But for now, I wanna tell you about something very interesting that I found in Charles Duhigg's new book, Super Communicators. I like almost everything that this guy writes; it's just fantastic. But in this particular new book, he describes a fascinating true story. And it happened at Harvard University in 1937. Harvard got a grant to begin what turned out to be the longest and most famous study of its kind ever in human history. It was called the Harvard Study of Adult Development. And the point was to figure out, can success be predicted? Can you look at teenagers and young adults in their early 20s and look at certain key traits that would predict their future success or failure?
Among the two first subjects to be studied were two men known as Godfrey Camille and John Marston. And they were studies in opposites. One researcher wrote that Godfrey Camille was, quote, a disaster. He had a very bleak childhood, he was physically weak, he struggled to make friends, he was suicidal. And one researcher wrote, everyone predicted he would be a loser. I mean, that is rough when it's not just kids on your bus at school; it's Harvard scientists saying, yeah, scientifically, you're a loser.

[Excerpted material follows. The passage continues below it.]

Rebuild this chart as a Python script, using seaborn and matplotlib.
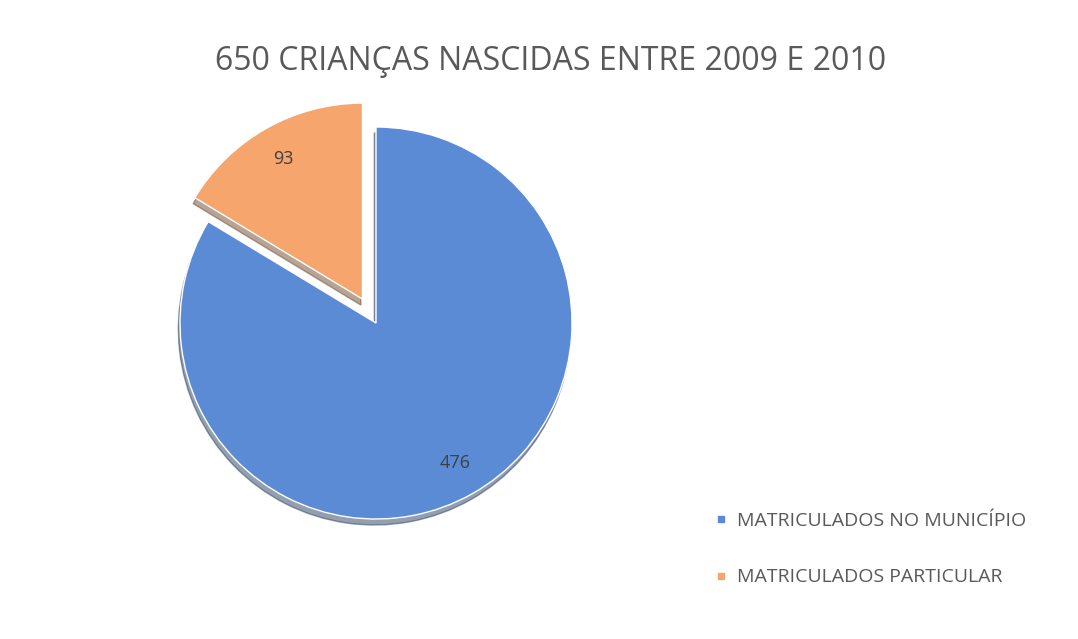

On the other hand, John Marston was seen as absolutely exceptional. He was from a wealthy family, he graduated top of his class, he was successful in business. Quote, one of the more professionally successful members of the study already when he was in college, and they predicted this would take place the rest of his life. So they ended their study of these two guys in 1938, right? And they continued following up on them, but in 1954 funding ran out, and that would have been that.
Except in the early 1970s, some young researchers at Harvard found these old studies and thought, let's follow up, let's track down these people, let's see how they did. And of course, they expected to find that the researchers' predictions were accurate. After all, Harvard, that's not what they found. Just look at those two guys. Four decades later, Godfrey had become a different person, married, leader in his church, successful doctor, a national expert on allergies. Perhaps the biggest national expert on that. His own daughters called him, quote, an exemplary father.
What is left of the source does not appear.